Errors in credit report can come from a variety of sources, including identity theft, fraud or when the agencies mismatch information because of similar names or other identifying information provided by data furnishers. In the latter case, the credit information of one consumer can become “mixed” into the file of another consumer.
A 2013 study by the Federal Trade Commission found that one in four study participants found at least one error in their credit report that might affect their credit score. Thirteen percent of study participants saw a rise in their credit score after disputes were corrected to their credit reports.
“We’ve come a long way in the last five to 10 years in consumer protections, but obviously there is still room for improvement,” said Curtis Arnold, founder of CardRatings.com, an online service to help consumers find the best credit card offers. “This settlement is a significant step in the right direction.”

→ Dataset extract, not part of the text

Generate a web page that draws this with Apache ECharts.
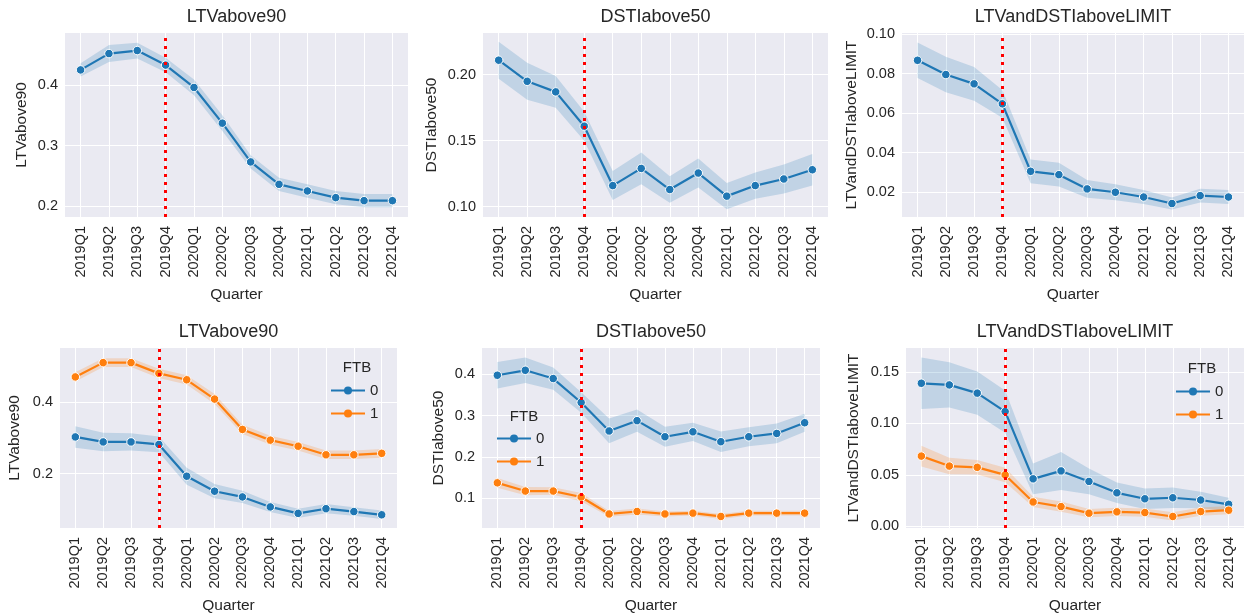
<!DOCTYPE html>
<html>
<head>
<meta charset="utf-8">
<script src="https://cdn.jsdelivr.net/npm/echarts@6/dist/echarts.min.js"></script>
<style>
  html, body { margin: 0; padding: 0; background: #ffffff; }
  #chart { width: 1244px; height: 615px; }
</style>
</head>
<body>
<div id="chart"></div>
<script>
// Quarter categories shared by every panel
const quarters = ['2019Q1', '2019Q2', '2019Q3', '2019Q4', '2020Q1', '2020Q2',
                  '2020Q3', '2020Q4', '2021Q1', '2021Q2', '2021Q3', '2021Q4'];
const policyQuarter = '2019Q4';
const groupNames = ['0', '1'];

// Share of loans with LTV above 90 (all borrowers) and 95% CI half-widths
const ltvAll   = [0.425, 0.452, 0.457, 0.433, 0.396, 0.337, 0.273, 0.236, 0.225, 0.214, 0.209, 0.209];
const ltvAllCi = [0.011, 0.014, 0.013, 0.012, 0.013, 0.013, 0.011, 0.011, 0.011, 0.011, 0.011, 0.011];

// Share of loans with DSTI above 50 (all borrowers)
const dstiAll   = [0.211, 0.195, 0.187, 0.161, 0.116, 0.129, 0.113, 0.1255, 0.108, 0.116, 0.121, 0.128];
const dstiAllCi = [0.014, 0.014, 0.012, 0.011, 0.011, 0.012, 0.010, 0.011, 0.010, 0.010, 0.011, 0.012];

// Share of loans above both limits (all borrowers)
const bothAll   = [0.0867, 0.0795, 0.0748, 0.0647, 0.0306, 0.0289, 0.0217, 0.0200, 0.0176, 0.0143, 0.0183, 0.0176];
const bothAllCi = [0.0090, 0.0090, 0.0085, 0.0070, 0.0060, 0.0060, 0.0045, 0.0040, 0.0035, 0.0030, 0.0035, 0.0035];

// Split by first-time buyer flag (FTB = 0 / 1)
const ltvFtb0   = [0.303, 0.289, 0.289, 0.282, 0.193, 0.151, 0.135, 0.107, 0.089, 0.102, 0.094, 0.085];
const ltvFtb0Ci = [0.030, 0.026, 0.024, 0.022, 0.024, 0.020, 0.017, 0.014, 0.013, 0.013, 0.012, 0.012];
const ltvFtb1   = [0.471, 0.511, 0.511, 0.481, 0.463, 0.409, 0.324, 0.294, 0.277, 0.253, 0.253, 0.257];
const ltvFtb1Ci = [0.013, 0.012, 0.012, 0.013, 0.013, 0.014, 0.013, 0.012, 0.012, 0.012, 0.012, 0.012];

const dstiFtb0   = [0.398, 0.410, 0.390, 0.332, 0.263, 0.288, 0.249, 0.261, 0.237, 0.249, 0.257, 0.283];
const dstiFtb0Ci = [0.032, 0.031, 0.027, 0.025, 0.030, 0.027, 0.024, 0.022, 0.025, 0.023, 0.024, 0.022];
const dstiFtb1   = [0.1374, 0.1175, 0.1175, 0.103, 0.062, 0.068, 0.062, 0.064, 0.056, 0.064, 0.064, 0.064];
const dstiFtb1Ci = [0.012, 0.010, 0.009, 0.010, 0.007, 0.007, 0.006, 0.006, 0.006, 0.006, 0.006, 0.006];

const bothFtb0   = [0.1391, 0.1375, 0.1295, 0.1116, 0.0462, 0.0539, 0.0437, 0.0326, 0.0268, 0.0278, 0.0256, 0.0214];
const bothFtb0Ci = [0.0250, 0.0220, 0.0210, 0.0205, 0.0150, 0.0185, 0.0125, 0.0100, 0.0100, 0.0100, 0.0080, 0.0065];
const bothFtb1   = [0.0683, 0.0586, 0.0574, 0.0500, 0.0237, 0.0192, 0.0128, 0.0141, 0.0134, 0.0096, 0.0144, 0.0157];
const bothFtb1Ci = [0.0100, 0.0080, 0.0070, 0.0070, 0.0050, 0.0050, 0.0040, 0.0040, 0.0040, 0.0040, 0.0040, 0.0040];

// Y tick values per panel
const ltvTicksTop  = [0.2, 0.3, 0.4];
const dstiTicksTop = [0.10, 0.15, 0.20];
const bothTicksTop = [0.02, 0.04, 0.06, 0.08, 0.10];
const ltvTicksBot  = [0.2, 0.4];
const dstiTicksBot = [0.1, 0.2, 0.3, 0.4];
const bothTicksBot = [0.00, 0.05, 0.10, 0.15];

const FONT = "'Liberation Sans', Arial, 'DejaVu Sans', sans-serif";
const INK = '#262626';
const BLUE = '#1f77b4';
const ORANGE = '#ff7f0e';
const PANEL_BG = '#eaeaf2';

const panels = [
  { title: 'LTVabove90', rect: [65, 33, 343, 184], yRange: [0.182, 0.486], ticks: ltvTicksTop, dec: 1, nameGap: 35,
    lines: [{ name: 'all', mean: ltvAll, ci: ltvAllCi, color: BLUE }] },
  { title: 'DSTIabove50', rect: [483, 33, 345, 184], yRange: [0.0922, 0.2316], ticks: dstiTicksTop, dec: 2, nameGap: 43,
    lines: [{ name: 'all', mean: dstiAll, ci: dstiAllCi, color: BLUE }] },
  { title: 'LTVandDSTIaboveLIMIT', rect: [902, 33, 342, 184], yRange: [0.0075, 0.1005], ticks: bothTicksTop, dec: 2, nameGap: 42,
    lines: [{ name: 'all', mean: bothAll, ci: bothAllCi, color: BLUE }] },
  { title: 'LTVabove90', rect: [60, 348, 337, 183], yRange: [0.048, 0.552], ticks: ltvTicksBot, dec: 1, nameGap: 37,
    lines: [{ name: groupNames[0], mean: ltvFtb0, ci: ltvFtb0Ci, color: BLUE },
            { name: groupNames[1], mean: ltvFtb1, ci: ltvFtb1Ci, color: ORANGE }],
    legend: { left: 330, top: 383, titleX: 357, titleY: 368 } },
  { title: 'DSTIabove50', rect: [482, 348, 338, 183], yRange: [0.028, 0.464], ticks: dstiTicksBot, dec: 1, nameGap: 35,
    lines: [{ name: groupNames[0], mean: dstiFtb0, ci: dstiFtb0Ci, color: BLUE },
            { name: groupNames[1], mean: dstiFtb1, ci: dstiFtb1Ci, color: ORANGE }],
    legend: { left: 496, top: 431, titleX: 524, titleY: 417 } },
  { title: 'LTVandDSTIaboveLIMIT', rect: [906, 348, 338, 183], yRange: [-0.0016, 0.1734], ticks: bothTicksBot, dec: 2, nameGap: 44,
    lines: [{ name: groupNames[0], mean: bothFtb0, ci: bothFtb0Ci, color: BLUE },
            { name: groupNames[1], mean: bothFtb1, ci: bothFtb1Ci, color: ORANGE }],
    legend: { left: 1175, top: 384, titleX: 1202, titleY: 369 } }
];

const qIdx = quarters.map((q, i) => i);
const grid = [], xAxis = [], yAxis = [], series = [], legend = [], graphic = [];

// Confidence band drawn as one polygon through the axis scales
function bandSeries(i, ln) {
  const rows = ln.mean.map((m, k) => [k, m - ln.ci[k], m + ln.ci[k]]);
  return {
    type: 'custom', xAxisIndex: i, yAxisIndex: i, silent: true, z: 1,
    name: 'ci_' + i + '_' + ln.name,
    encode: { x: 0, y: [1, 2] },
    data: rows,
    renderItem: (params, api) => {
      if (params.dataIndex !== 0) return null;
      const upper = rows.map(r => api.coord([r[0], r[2]]));
      const lower = rows.map(r => api.coord([r[0], r[1]])).reverse();
      return {
        type: 'polygon',
        shape: { points: upper.concat(lower) },
        style: { fill: ln.color, opacity: 0.2 }
      };
    }
  };
}

panels.forEach((p, i) => {
  const [left, top, width, height] = p.rect;
  grid.push({ left, top, width, height, show: true, backgroundColor: PANEL_BG, borderWidth: 0 });

  xAxis.push({
    type: 'value', gridIndex: i, min: -0.55, max: quarters.length - 1 + 0.55,
    name: 'Quarter', nameLocation: 'middle', nameGap: 70, nameMoveOverlap: false,
    nameTextStyle: { color: INK, fontSize: 15.5, fontFamily: FONT },
    axisLine: { show: false },
    axisTick: { show: false, customValues: qIdx },
    axisLabel: { customValues: qIdx, rotate: 90, margin: 9, color: INK, fontSize: 14.5, fontFamily: FONT,
                 formatter: v => quarters[Math.round(v)] },
    splitLine: { show: true, lineStyle: { color: '#ffffff', width: 1 } }
  });

  yAxis.push({
    type: 'value', gridIndex: i, min: p.yRange[0], max: p.yRange[1],
    name: p.title, nameLocation: 'middle', nameGap: p.nameGap, nameMoveOverlap: false,
    nameTextStyle: { color: INK, fontSize: 15.5, fontFamily: FONT },
    axisLine: { show: false },
    axisTick: { show: false, customValues: p.ticks },
    axisLabel: { customValues: p.ticks, margin: 7, color: INK, fontSize: 14.5, fontFamily: FONT,
                 formatter: v => v.toFixed(p.dec) },
    splitLine: { show: true, lineStyle: { color: '#ffffff', width: 1 } }
  });

  graphic.push({
    type: 'text', x: left + width / 2, y: top - 16, silent: true, z: 100,
    style: { text: p.title, fill: INK, font: '18px ' + FONT,
             textAlign: 'center', textVerticalAlign: 'middle', align: 'center', verticalAlign: 'middle' }
  });

  p.lines.forEach((ln, j) => {
    series.push(bandSeries(i, ln));
    const main = {
      type: 'line', xAxisIndex: i, yAxisIndex: i, name: ln.name, z: 3 + j,
      symbol: 'circle', symbolSize: 8.5,
      itemStyle: { color: ln.color, borderColor: '#ffffff', borderWidth: 1 },
      lineStyle: { color: ln.color, width: 2.2 },
      data: ln.mean.map((m, k) => [k, m])
    };
    if (j === p.lines.length - 1) {
      main.markLine = {
        silent: true, symbol: 'none', z: 10,
        label: { show: false },
        lineStyle: { color: '#ff0000', type: [3, 5], width: 3, opacity: 1 },
        data: [{ xAxis: quarters.indexOf(policyQuarter) }]
      };
    }
    series.push(main);
  });

  if (p.legend) {
    legend.push({
      data: groupNames, orient: 'vertical', left: p.legend.left, top: p.legend.top, z: 100,
      padding: 0, itemWidth: 34, itemHeight: 10, itemGap: 8, selectedMode: false,
      itemStyle: { borderWidth: 0 },
      textStyle: { color: INK, fontSize: 15, fontFamily: FONT, lineHeight: 15 }
    });
    graphic.push({
      type: 'text', x: p.legend.titleX, y: p.legend.titleY, silent: true, z: 100,
      style: { text: 'FTB', fill: INK, font: '15px ' + FONT,
               textAlign: 'center', textVerticalAlign: 'middle', align: 'center', verticalAlign: 'middle' }
    });
  }
});

const chart = echarts.init(document.getElementById('chart'), null, { renderer: 'canvas' });
chart.setOption({
  animation: false,
  backgroundColor: '#ffffff',
  textStyle: { fontFamily: FONT },
  grid, xAxis, yAxis, series, legend, graphic
});
</script>
</body>
</html>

The multistate investigation, started in 2012 by Ohio Attorney General Mike DeWine, focused on four areas: consumer disputes on credit report errors, monitoring and disciplining of credit report information providers, accuracy in consumer credit reports and the marketing of credit monitoring products to consumers when they called credit reporting agencies to dispute their reports.
"This agreement addresses some of the most egregious problems in credit reporting that consumer advocates have complained about for many years," said Chi Chi Wu, staff attorney at the National Consumer Law Center, in a statement.
Under the settlement, the credit reporting agencies will be required to:
• Increase monitoring of data furnishers, including maintaining information about problem data furnishers.
• Use a better system to share data between the agencies and notify the other agencies if one finds a mixed report.
• Not sell credit monitoring services until after the dispute portion of the call has ended and make consumers aware that the service is not required to fixing the dispute. Fixing a credit report is free to the consumer.
• Send the consumer’s supporting documents in a dispute to the original data furnisher.
• Provide an additional free credit report if the disputed information is changed.
• Prohibit including information about fines and tickets to credit reports.
• Provide a link to each bureau’s online dispute website on the website www.annualcreditreport.com. The credit reporting agency’s dispute website must be free of ads and any marketing offers.
• Not place medical debt on a credit report until 180 days after the account is reported to the credit reporting agency, giving consumers time to work out issues with their insurance companies.
The last requirement is particularly significant because 43 million Americans have overdue medical debt on their credit report, which makes up half of overdue debt, according to a study by the Consumer Financial Protection Bureau.
The changes will be implemented in three phases to allow time for the credit reporting agencies to update their systems and their procedures. All changes must be completed within three years and 90 days following the settlement’s effective date.
Despite the added consumer protections, Arnold recommends consumers continue to be vigilant in reviewing all three credit reports each year, as well as use free services that provide free credit scores.
“We still as consumers need to be proactive,” he said. “Ultimately we ourselves are our best protection for our credit reports.”